Don Coulter, an Ohio-based artist, won third place with his piece First Avenue Part II: Urban Decay, a large multi-media work made from leather, suede, denim, fabric, wood, and hair. Coulter generally works with leather and suede as his fabric of choice, as texture plays an important role in the finished pieces. Denim is another fabric of choice, and all can be seen in the complex layering in this particular piece, which is an excellent example of how texture adds to the realism of the urban landscape. Other materials Coulter has employed in his highly detailed fabric works, which resemble paintings, are outdoor grill covers and aluminum pans. Coulter only uses an X-ACTO knife in the production of these complicated works. From a distance, the large fabric collages could be made of any number of materials. Upon inspection, the level of detail achieved with an X-ACTO knife and scraps of discarded fabric is astounding. Coulter cites his influences, which include hip-hop and pop culture, his history of fashion design for break-dancers and hip-hop artists, and jazz music. 

Honorable Mentions:

Théo Bignon, a French artist currently living in Chicago, received honorable mentions for his two pieces in the show, both archival ink prints of digital collages. The first, Blue (Bulge Series), is an amalgam of cropped, close-up men’s underwear on a blue background. The central composition resembles a flower in bloom. The second work by Bignon in the show that also received an honorable mention is titled Lavender (Bulge Series) and contains the collaged, cropped undergarments, this time repeated many more times across the composition, obscuring the original imagery even more than in the previous work. Bignon describes his work in his artist statement, saying it “explores the intersections of desire, ornament and queer identity.” It also references French Rococo, needlework traditions, and “handicraft textile techniques such as embellishment, fabric manipulation, and piecework.” Bignon uses obscured imagery to comment on recent censorship by online platforms such as Tumblr as recently as December 2018.

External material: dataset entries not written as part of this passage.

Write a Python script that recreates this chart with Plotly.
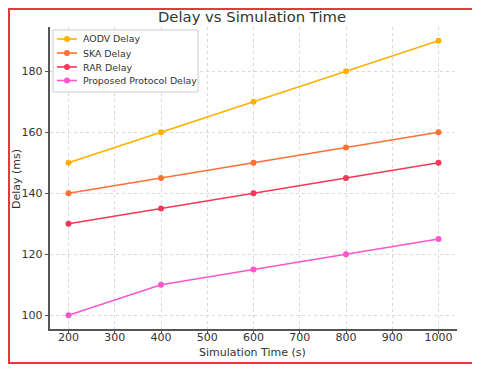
import plotly.graph_objects as go

sim_time = [200, 400, 600, 800, 1000]
aodv_delay = [150, 160, 170, 180, 190]
ska_delay = [140, 145, 150, 155, 160]
rar_delay = [130, 135, 140, 145, 150]
proposed_delay = [100, 110, 115, 120, 125]

series = [
    ("AODV Delay", aodv_delay, "#FFB000"),
    ("SKA Delay", ska_delay, "#FF7033"),
    ("RAR Delay", rar_delay, "#F5385A"),
    ("Proposed Protocol Delay", proposed_delay, "#FF55CC"),
]

# page body has an 8px margin, so the figure is laid out 8px in from the window edge
OFF = 8
W, H = 480 - OFF, 368 - OFF
L, R, T, B = 42, 23, 19, 39
pw, ph = W - L - R, H - T - B


def px(sx):
    return (sx - OFF - L) / pw


def py(sy):
    return (H - B - (sy - OFF)) / ph


fig = go.Figure()
for name, vals, color in series:
    fig.add_trace(go.Scatter(
        x=sim_time, y=vals, name=name, mode="lines+markers",
        line=dict(color=color, width=1.6),
        marker=dict(color=color, size=6),
    ))

axis_style = dict(showgrid=True, gridcolor="#d9d9d9", griddash="dot", gridwidth=1,
                  showline=True, linecolor="#555555", linewidth=1.5,
                  ticks="outside", ticklen=3.5, tickcolor="#555555",
                  tickfont=dict(size=11, color="#333333"), zeroline=False,
                  automargin=False)

fig.update_xaxes(range=[160, 1040], tickvals=list(range(200, 1001, 100)),
                 ticklabelstandoff=-6, **axis_style)
fig.update_yaxes(range=[95.5, 194.5], tickvals=[100, 120, 140, 160, 180],
                 **axis_style)

# axis titles
fig.add_annotation(text="Simulation Time (s)", xref="paper", yref="paper",
                   x=px(252), y=py(352), xanchor="center", yanchor="middle",
                   showarrow=False, font=dict(size=11, color="#333333"))
fig.add_annotation(text="Delay (ms)", xref="paper", yref="paper",
                   x=px(16), y=py(179), xanchor="center", yanchor="middle",
                   textangle=-90, showarrow=False, font=dict(size=11, color="#333333"))

# outer red frame
fig.add_shape(type="rect", xref="paper", yref="paper",
              x0=px(9), x1=px(473), y0=py(363), y1=py(9),
              line=dict(color="#E8383D", width=2), fillcolor="rgba(0,0,0,0)")

# legend box, drawn by hand to match the compact spacing
fig.add_shape(type="rect", xref="paper", yref="paper",
              x0=px(53), x1=px(198), y0=py(92), y1=py(30),
              line=dict(color="#cccccc", width=1), fillcolor="rgba(255,255,255,0.85)")
rows = [39, 53, 67, 80.5]
for (name, _, color), ry in zip(series, rows):
    fig.add_shape(type="line", xref="paper", yref="paper",
                  x0=px(57), x1=px(77), y0=py(ry), y1=py(ry),
                  line=dict(color=color, width=1.6))
    fig.add_shape(type="circle", xref="paper", yref="paper",
                  xsizemode="pixel", ysizemode="pixel",
                  xanchor=px(67), yanchor=py(ry),
                  x0=-3, x1=3, y0=-3, y1=3,
                  line=dict(color=color, width=0), fillcolor=color)
    fig.add_annotation(text=name, xref="paper", yref="paper",
                       x=px(81), y=py(ry), xanchor="left", yanchor="middle",
                       showarrow=False, font=dict(size=9.4, color="#333333"))

fig.update_layout(
    width=W, height=H,
    margin=dict(l=L, r=R, t=T, b=B),
    paper_bgcolor="white", plot_bgcolor="white",
    font=dict(family="DejaVu Sans", color="#333333"),
    title=dict(text="Delay vs Simulation Time", x=px(252), xanchor="center", xref="paper",
               y=1 - (17 - OFF) / H, yanchor="middle", font=dict(size=14.8, color="#333333")),
    showlegend=False,
)

fig.write_html("out.html")
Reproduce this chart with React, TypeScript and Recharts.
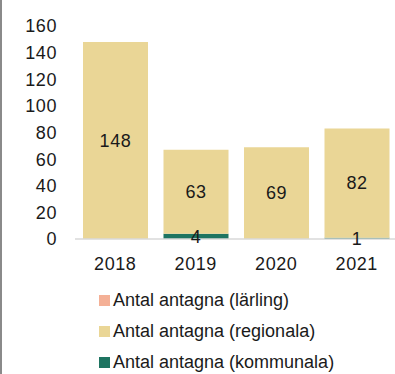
import React from 'react';
import { BarChart, Bar, XAxis, YAxis, LabelList } from 'recharts';

const years = ['2018', '2019', '2020', '2021'];
const larling = [0, 0, 0, 0];
const regionala = [148, 63, 69, 82];
const kommunala = [0, 4, 0, 1];
const yTicks = [0, 20, 40, 60, 80, 100, 120, 140, 160];

const data = years.map((year, i) => ({
    year,
    larling: larling[i],
    regionala: regionala[i],
    kommunala: kommunala[i],
}));

const FONT = '"Liberation Sans", Arial, sans-serif';
const TEXT = '#1a1a1a';

const legendItems = [
    { label: 'Antal antagna (lärling)', color: '#F4B096' },
    { label: 'Antal antagna (regionala)', color: '#EAD696' },
    { label: 'Antal antagna (kommunala)', color: '#1E7461' },
];

const hideZero = (v: any) => (v ? v : '');

const App: React.FC = () => {
    return (
        <div
            style={{
                position: 'absolute',
                left: 0,
                top: 0,
                width: 395,
                height: 374,
                overflow: 'hidden',
                background: '#fff',
                fontFamily: FONT,
            }}
        >
            <div style={{ position: 'absolute', left: 0, top: 0, width: 2, height: 374, background: '#8a8a8a' }}></div>
            <BarChart
                width={400}
                height={300}
                data={data}
                margin={{ top: 26, right: 3, bottom: 0, left: 0 }}
                barSize={65}
            >
                <XAxis
                    dataKey="year"
                    height={61}
                    tickLine={false}
                    axisLine={{ stroke: '#D9D9D9', strokeWidth: 1.5 }}
                    tickMargin={12}
                    tick={{ fill: TEXT, fontSize: 18, fontFamily: FONT, letterSpacing: 0.6 }}
                />
                <YAxis
                    width={75}
                    domain={[0, 160]}
                    ticks={yTicks}
                    axisLine={false}
                    tickLine={false}
                    tickMargin={12}
                    tick={{ fill: TEXT, fontSize: 18, fontFamily: FONT, letterSpacing: 0.6 }}
                />
                <Bar dataKey="kommunala" stackId="a" fill="#1E7461" isAnimationActive={false}>
                    <LabelList
                        dataKey="kommunala"
                        position="center"
                        formatter={hideZero}
                        style={{ fill: TEXT, fontSize: 18, fontFamily: FONT, letterSpacing: 0.6 }}
                    />
                </Bar>
                <Bar dataKey="regionala" stackId="a" fill="#EAD696" isAnimationActive={false}>
                    <LabelList
                        dataKey="regionala"
                        position="center"
                        formatter={hideZero}
                        style={{ fill: TEXT, fontSize: 18, fontFamily: FONT, letterSpacing: 0.6 }}
                    />
                </Bar>
                <Bar dataKey="larling" stackId="a" fill="#F4B096" isAnimationActive={false} />
            </BarChart>
            {legendItems.map((item, i) => (
                <div
                    key={item.label}
                    style={{
                        position: 'absolute',
                        left: 99,
                        top: 290 + i * 31,
                        height: 20,
                        display: 'flex',
                        alignItems: 'center',
                        gap: 3,
                    }}
                >
                    <div style={{ width: 11, height: 11, background: item.color }}></div>
                    <span style={{ fontSize: 18, color: TEXT, whiteSpace: 'nowrap' }}>{item.label}</span>
                </div>
            ))}
        </div>
    );
};

export default App;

Molly Haig, A Little Called Pauline

Odds & Ends reception attendees view Molly Haig's video A Little Called Pauline. Photo courtesy Ann Arbor Art Center.

Molly Haig is a graphic designer based in Boston. Her video, A Little Called Pauline, received one of three honorable mentions. The video is created by combining frames of a book and pieces of paper, being arranged, ripped apart, and altered. The work is based on language by Gertrude Stein, and creates a poem through its “paper textures, newspaper-headline-inspired type, and flashes of New York Times clippings -- a sort of choreographed collage, or maybe a collage in reverse.” Haig’s interpretation of Stein’s language is an innovative approach to the idea of collage. 

The works in Odds & Ends push against traditional boundaries and ask how collage is integrated into contemporary work in a myriad of ways. These works and artists ask us not to abandon tradition but adapt it in new ways to express current human concerns. In addition to the five artists above, there are 28 artists represented in the show, some of whom contributed multiple pieces:

Mark Adkins, Lisa Barcy, Morgan Barrie, Kevin Connaughton, Ben DiNino, Kristen Franyutti, Karen Gallup, Darren Houser, Robert Jones, Angela Larson, Candace Law, Gillian Loop, Patrizio Martinelli, Susan Matteson, Heather Mawson, Leighton McWilliams, Timothy Murphy, Natalie Obermaier, Angela Piehl, Amy Lynn Ross, Ajean Ryan, Jaye Schlesinger, Marie Tapert, Rachel E. Thomas, G. E. Vogt, Valerie Wahna, Harris Wiltsher, and Larry Zdeb


Elizabeth Smith is an AADL staff member and is interested in art history and visual culture.


"Odds and Ends" is on view at the Ann Arbor Art Center through June 1, 2019.